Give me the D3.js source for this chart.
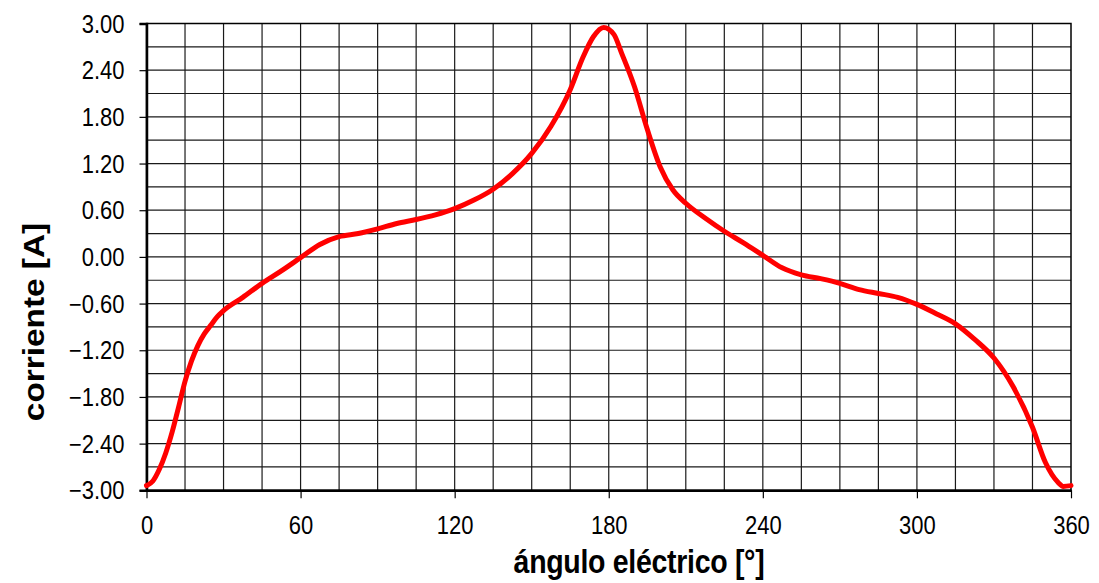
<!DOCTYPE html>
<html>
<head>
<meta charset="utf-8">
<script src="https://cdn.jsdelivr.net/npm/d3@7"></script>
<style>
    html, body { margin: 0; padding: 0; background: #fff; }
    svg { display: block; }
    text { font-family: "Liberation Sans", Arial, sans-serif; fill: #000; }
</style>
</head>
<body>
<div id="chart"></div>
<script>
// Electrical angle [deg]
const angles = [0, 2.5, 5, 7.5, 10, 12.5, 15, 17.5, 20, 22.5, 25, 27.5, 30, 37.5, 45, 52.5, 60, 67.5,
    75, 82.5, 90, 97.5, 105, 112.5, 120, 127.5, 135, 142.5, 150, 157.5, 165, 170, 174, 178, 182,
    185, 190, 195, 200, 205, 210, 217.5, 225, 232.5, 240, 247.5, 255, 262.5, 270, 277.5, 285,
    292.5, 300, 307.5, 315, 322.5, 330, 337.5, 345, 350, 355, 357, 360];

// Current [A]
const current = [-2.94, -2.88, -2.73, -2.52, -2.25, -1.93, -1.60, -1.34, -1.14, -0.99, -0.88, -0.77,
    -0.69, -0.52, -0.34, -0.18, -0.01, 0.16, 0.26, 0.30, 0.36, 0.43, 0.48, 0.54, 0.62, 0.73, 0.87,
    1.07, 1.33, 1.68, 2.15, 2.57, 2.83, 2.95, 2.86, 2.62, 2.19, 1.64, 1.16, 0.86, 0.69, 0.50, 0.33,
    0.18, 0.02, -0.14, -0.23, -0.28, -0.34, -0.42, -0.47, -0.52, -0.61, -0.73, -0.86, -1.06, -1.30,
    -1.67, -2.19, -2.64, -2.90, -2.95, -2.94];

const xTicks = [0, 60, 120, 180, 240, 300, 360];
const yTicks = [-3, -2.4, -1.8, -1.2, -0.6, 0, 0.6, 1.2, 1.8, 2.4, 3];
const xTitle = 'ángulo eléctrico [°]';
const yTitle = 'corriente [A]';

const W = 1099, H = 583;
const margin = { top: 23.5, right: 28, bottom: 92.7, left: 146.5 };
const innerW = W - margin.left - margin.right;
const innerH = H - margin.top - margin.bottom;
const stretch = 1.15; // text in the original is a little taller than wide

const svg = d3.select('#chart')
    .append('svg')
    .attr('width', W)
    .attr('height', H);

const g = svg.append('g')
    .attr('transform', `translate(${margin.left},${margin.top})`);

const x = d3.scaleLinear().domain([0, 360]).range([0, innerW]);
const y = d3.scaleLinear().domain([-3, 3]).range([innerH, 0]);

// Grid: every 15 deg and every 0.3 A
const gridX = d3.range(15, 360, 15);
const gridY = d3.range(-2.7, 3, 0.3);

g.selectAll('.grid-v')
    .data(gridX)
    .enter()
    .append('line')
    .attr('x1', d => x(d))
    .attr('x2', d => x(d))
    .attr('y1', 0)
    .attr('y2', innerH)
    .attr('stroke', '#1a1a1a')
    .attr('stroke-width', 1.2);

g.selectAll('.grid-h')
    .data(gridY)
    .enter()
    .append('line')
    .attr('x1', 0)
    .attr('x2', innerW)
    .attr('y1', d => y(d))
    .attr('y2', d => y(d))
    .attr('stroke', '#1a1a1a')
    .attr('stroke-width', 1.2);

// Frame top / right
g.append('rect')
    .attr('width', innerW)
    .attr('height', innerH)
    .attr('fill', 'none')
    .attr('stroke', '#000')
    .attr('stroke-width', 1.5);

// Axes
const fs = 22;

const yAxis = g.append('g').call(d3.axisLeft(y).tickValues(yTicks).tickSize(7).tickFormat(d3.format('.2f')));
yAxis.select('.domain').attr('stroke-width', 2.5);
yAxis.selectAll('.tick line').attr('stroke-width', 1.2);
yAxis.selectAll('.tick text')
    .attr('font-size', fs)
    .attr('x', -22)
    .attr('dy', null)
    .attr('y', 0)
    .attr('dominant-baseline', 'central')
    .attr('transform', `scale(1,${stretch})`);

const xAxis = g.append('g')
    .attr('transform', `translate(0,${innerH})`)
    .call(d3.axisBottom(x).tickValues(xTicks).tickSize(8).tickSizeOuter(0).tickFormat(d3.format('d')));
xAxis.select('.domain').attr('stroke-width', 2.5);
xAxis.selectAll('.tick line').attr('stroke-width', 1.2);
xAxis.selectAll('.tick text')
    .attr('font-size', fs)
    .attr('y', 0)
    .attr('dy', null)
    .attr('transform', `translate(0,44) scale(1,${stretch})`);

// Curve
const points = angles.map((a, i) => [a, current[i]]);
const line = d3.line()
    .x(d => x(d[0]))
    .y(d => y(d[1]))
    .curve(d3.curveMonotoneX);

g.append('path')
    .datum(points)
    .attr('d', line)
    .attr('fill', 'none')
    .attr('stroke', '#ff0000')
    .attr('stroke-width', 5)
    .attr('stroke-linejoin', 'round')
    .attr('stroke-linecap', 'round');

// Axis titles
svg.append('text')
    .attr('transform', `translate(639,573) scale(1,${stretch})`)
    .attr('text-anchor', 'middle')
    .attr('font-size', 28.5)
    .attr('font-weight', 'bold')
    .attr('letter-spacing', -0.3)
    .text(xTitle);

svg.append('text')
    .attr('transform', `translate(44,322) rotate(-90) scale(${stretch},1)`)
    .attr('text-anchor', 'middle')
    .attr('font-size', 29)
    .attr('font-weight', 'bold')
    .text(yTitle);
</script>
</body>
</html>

--------------------------------------------------

- WRITTEN PROBLEM: Copy the data character for character, but drop all pictures from the copy.

- FINISHED TASK:
Give me the D3.js source for this chart.
<!DOCTYPE html>
<html>
<head>
<meta charset="utf-8">
<script src="https://cdn.jsdelivr.net/npm/d3@7"></script>
<style>
    html, body { margin: 0; padding: 0; background: #fff; }
    svg { display: block; }
    text { font-family: "Liberation Sans", Arial, sans-serif; fill: #000; }
</style>
</head>
<body>
<div id="chart"></div>
<script>
// Electrical angle [deg]
const angles = [0, 2.5, 5, 7.5, 10, 12.5, 15, 17.5, 20, 22.5, 25, 27.5, 30, 37.5, 45, 52.5, 60, 67.5,
    75, 82.5, 90, 97.5, 105, 112.5, 120, 127.5, 135, 142.5, 150, 157.5, 165, 170, 174, 178, 182,
    185, 190, 195, 200, 205, 210, 217.5, 225, 232.5, 240, 247.5, 255, 262.5, 270, 277.5, 285,
    292.5, 300, 307.5, 315, 322.5, 330, 337.5, 345, 350, 355, 357, 360];

// Current [A]
const current = [-2.94, -2.88, -2.73, -2.52, -2.25, -1.93, -1.60, -1.34, -1.14, -0.99, -0.88, -0.77,
    -0.69, -0.52, -0.34, -0.18, -0.01, 0.16, 0.26, 0.30, 0.36, 0.43, 0.48, 0.54, 0.62, 0.73, 0.87,
    1.07, 1.33, 1.68, 2.15, 2.57, 2.83, 2.95, 2.86, 2.62, 2.19, 1.64, 1.16, 0.86, 0.69, 0.50, 0.33,
    0.18, 0.02, -0.14, -0.23, -0.28, -0.34, -0.42, -0.47, -0.52, -0.61, -0.73, -0.86, -1.06, -1.30,
    -1.67, -2.19, -2.64, -2.90, -2.95, -2.94];

const xTicks = [0, 60, 120, 180, 240, 300, 360];
const yTicks = [-3, -2.4, -1.8, -1.2, -0.6, 0, 0.6, 1.2, 1.8, 2.4, 3];
const xTitle = 'ángulo eléctrico [°]';
const yTitle = 'corriente [A]';

const W = 1099, H = 583;
const margin = { top: 23.5, right: 28, bottom: 92.7, left: 146.5 };
const innerW = W - margin.left - margin.right;
const innerH = H - margin.top - margin.bottom;
const stretch = 1.15; // text in the original is a little taller than wide

const svg = d3.select('#chart')
    .append('svg')
    .attr('width', W)
    .attr('height', H);

const g = svg.append('g')
    .attr('transform', `translate(${margin.left},${margin.top})`);

const x = d3.scaleLinear().domain([0, 360]).range([0, innerW]);
const y = d3.scaleLinear().domain([-3, 3]).range([innerH, 0]);

// Grid: every 15 deg and every 0.3 A
const gridX = d3.range(15, 360, 15);
const gridY = d3.range(-2.7, 3, 0.3);

g.selectAll('.grid-v')
    .data(gridX)
    .enter()
    .append('line')
    .attr('x1', d => x(d))
    .attr('x2', d => x(d))
    .attr('y1', 0)
    .attr('y2', innerH)
    .attr('stroke', '#1a1a1a')
    .attr('stroke-width', 1.2);

g.selectAll('.grid-h')
    .data(gridY)
    .enter()
    .append('line')
    .attr('x1', 0)
    .attr('x2', innerW)
    .attr('y1', d => y(d))
    .attr('y2', d => y(d))
    .attr('stroke', '#1a1a1a')
    .attr('stroke-width', 1.2);

// Frame top / right
g.append('rect')
    .attr('width', innerW)
    .attr('height', innerH)
    .attr('fill', 'none')
    .attr('stroke', '#000')
    .attr('stroke-width', 1.5);

// Axes
const fs = 22;

const yAxis = g.append('g').call(d3.axisLeft(y).tickValues(yTicks).tickSize(7).tickFormat(d3.format('.2f')));
yAxis.select('.domain').attr('stroke-width', 2.5);
yAxis.selectAll('.tick line').attr('stroke-width', 1.2);
yAxis.selectAll('.tick text')
    .attr('font-size', fs)
    .attr('x', -22)
    .attr('dy', null)
    .attr('y', 0)
    .attr('dominant-baseline', 'central')
    .attr('transform', `scale(1,${stretch})`);

const xAxis = g.append('g')
    .attr('transform', `translate(0,${innerH})`)
    .call(d3.axisBottom(x).tickValues(xTicks).tickSize(8).tickSizeOuter(0).tickFormat(d3.format('d')));
xAxis.select('.domain').attr('stroke-width', 2.5);
xAxis.selectAll('.tick line').attr('stroke-width', 1.2);
xAxis.selectAll('.tick text')
    .attr('font-size', fs)
    .attr('y', 0)
    .attr('dy', null)
    .attr('transform', `translate(0,44) scale(1,${stretch})`);

// Curve
const points = angles.map((a, i) => [a, current[i]]);
const line = d3.line()
    .x(d => x(d[0]))
    .y(d => y(d[1]))
    .curve(d3.curveMonotoneX);

g.append('path')
    .datum(points)
    .attr('d', line)
    .attr('fill', 'none')
    .attr('stroke', '#ff0000')
    .attr('stroke-width', 5)
    .attr('stroke-linejoin', 'round')
    .attr('stroke-linecap', 'round');

// Axis titles
svg.append('text')
    .attr('transform', `translate(639,573) scale(1,${stretch})`)
    .attr('text-anchor', 'middle')
    .attr('font-size', 28.5)
    .attr('font-weight', 'bold')
    .attr('letter-spacing', -0.3)
    .text(xTitle);

svg.append('text')
    .attr('transform', `translate(44,322) rotate(-90) scale(${stretch},1)`)
    .attr('text-anchor', 'middle')
    .attr('font-size', 29)
    .attr('font-weight', 'bold')
    .text(yTitle);
</script>
</body>
</html>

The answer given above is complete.